Maine Times, July 27, 2000- Review by Neil Rolde
"County histories are not very frequently done. . . They are often works of love of a single individual; they can be lengthy. . . Baker has taken an
interesting approach to the task of depicting, in this day and age of
television and the Internet, an entire county's past. She uses the device of
three families whose members and geographic locations do, indeed, weave a
tapestry of York County as a whole. . . . Like town histories, Baker
sometimes tells you more than you want to know and other times not quite
enough. But a reviewer's usual quibbling pales in this instance before the
astonishing breadth and thoroughness of Baker's work. This is a big book -
with notes and index, running 460 pages, and they are large pages.

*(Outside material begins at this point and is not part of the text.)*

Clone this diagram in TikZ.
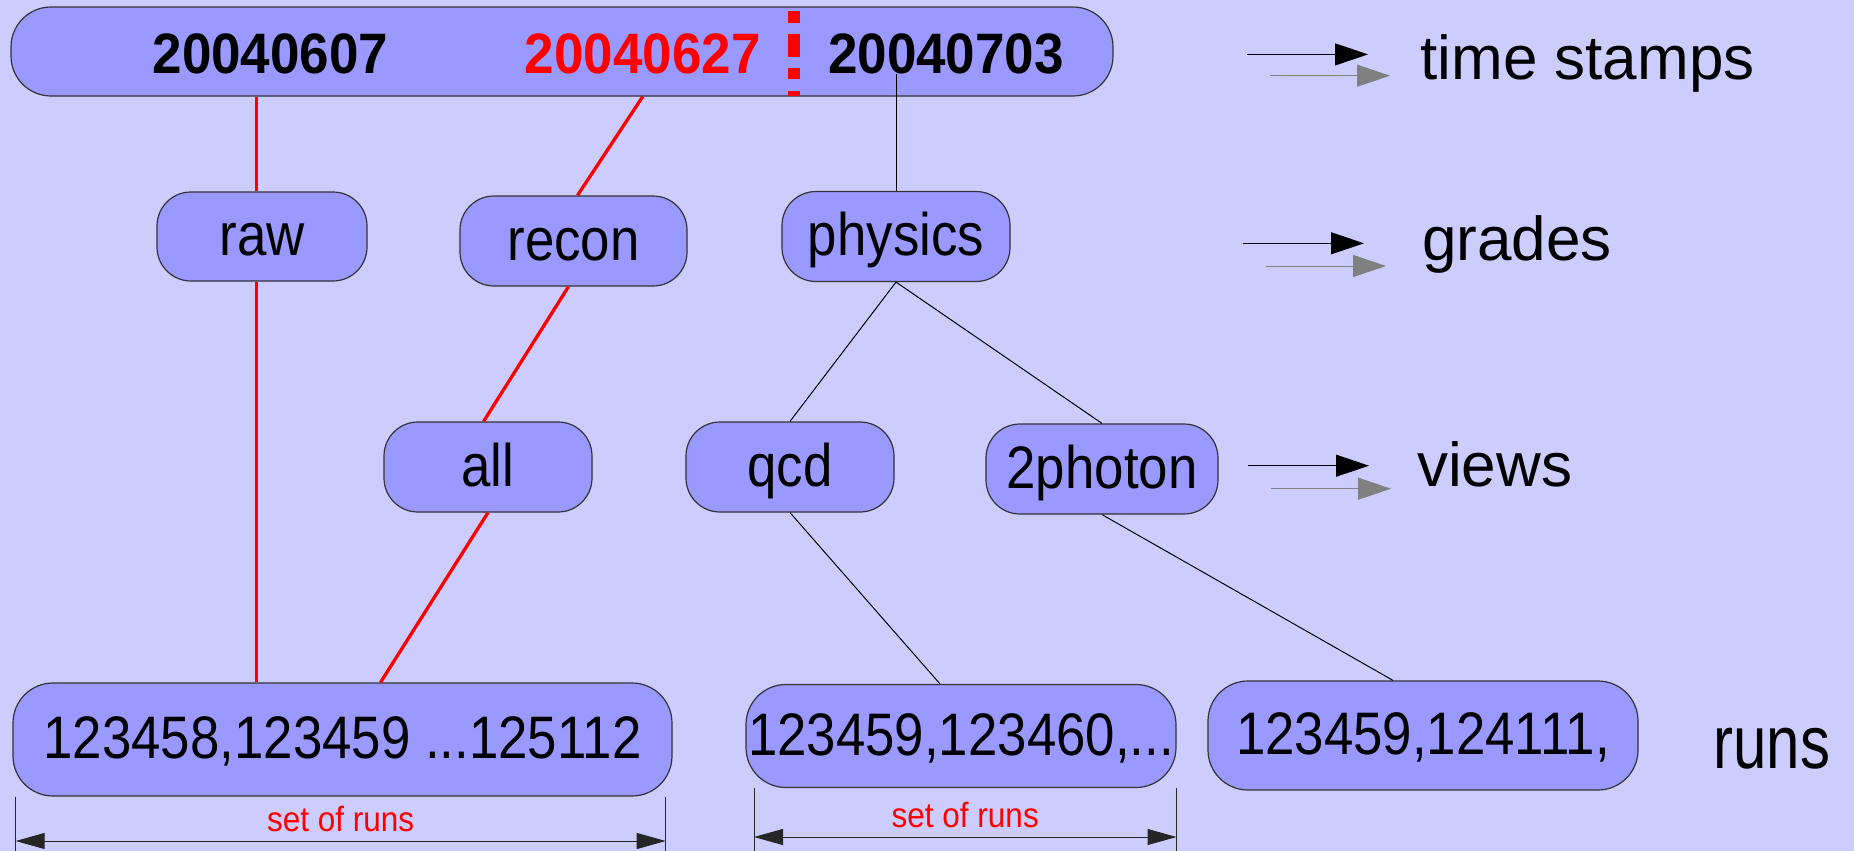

Nevertheless, it makes for a compelling read, is artfully constructed and, I
suspect, for future York County and Maine historians, will be an
indispensable reference."
Review in Architecture Boston, Summer 2000 By Cynthia Howard
". . .for anyone who admires traditional New England towns and landscapes and wants a greater understanding of why we look the way we do, or for
anyone grappling with how we might best protect those environments, this is
a fascinating book. . . . This is a scholarly work, with statistics on farm
output, urban/rural populations, transportation changes, ethnic
in-migrations. But by telling the story through the lives of real people,
using their own works and letters, maps, newspaper accounts, and family
photographs, this history comes alive. It's a good read, compelling in the
manner of a novel, about the intimate lives of our ancestors."
Review in York County Coast Star, December 15, 1999 By Jeffrey Libby
"Tracing the economic fortunes of three families in three towns - the Lougee
farmstead in Parsonsfield, the Goodall woolen mills of Sanford and the
Bradbury village store in Cape Porpoise - Woven Together weaves a warm
narrative of Mainers living in and adapting to evolving market forces.
While Baker's history is peopled with countless incarnations of the
hard-working, independent Maine native - whether he or she be modest
farmsteader, gritty fisherman or high-stepping mill owner - the real story
for Baker is the inexorable forces of economic and technological change."